Members who represent energy districts tend to seek energy committee seats, and members on energy committees tend to hold energy-sector investments. The oversight is circular by design, and the design has been bipartisan for decades.
The combination here: committee jurisdiction over the sector, a disclosed purchase of a company in that sector, and a 30-day return that beat the market by more than 10 points. Any one of those is unremarkable. Together, they're the kind of overlap Blind Trust was built to log.
The Numbers, Honestly
Four scored trades. Three positive, one negative. Mean 30-day alpha of 6.7%. That's the full record, not a highlight reel. One negative outcome is in there and the sample is too thin to draw conclusions about skill or pattern. The best trade in the sample (EPD, +10.2%) is also the only one with a committee overlap. The second and third best (UHAL at +8.8%, DMLP at +8.0%) have no overlap angle.
Pfluger's complete filing history is public. The March 13 batch is the dominant story in his recent disclosures because it's the only activity in the 90-day window. Seven trades, one date, one committee-overlap position, one 10-point outperformance.
What the Social Chatter Says
The Bluesky conversation around Pfluger is thin: ten posts in the tracked window. Vote trackers are logging his Yeas and Nays on recent floor business; one post slots him into the Republican Congressional Baseball Game lineup at third base. Nobody outside TX-11 is particularly focused on August Pfluger right now.

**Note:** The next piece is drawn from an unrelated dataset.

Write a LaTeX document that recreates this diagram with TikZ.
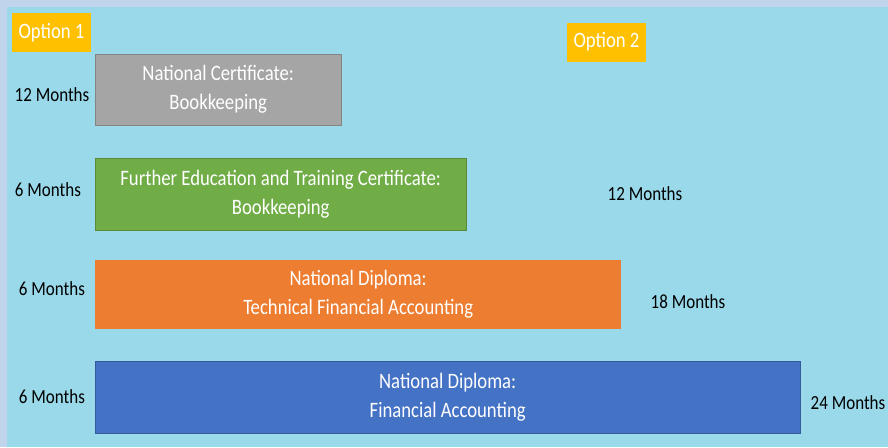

A quiet news cycle is a reasonable time to read someone's filings. Members like Pfluger stay off the radar right up until they don't.
The Bottom Line
Pfluger sits on the committee that oversees the energy sector. He bought a midstream pipeline operator in the 5K–$50K range on March 13, 2026. That position returned 10.2 points above the S&P 500 over the next 30 days. No flagged vote overlap triggered the trade date. No legislation in the scoring window directly connects the purchase to a specific committee action. The STOCK Act requires disclosure, not explanation.
The receipts are public. Make of them what you make of them.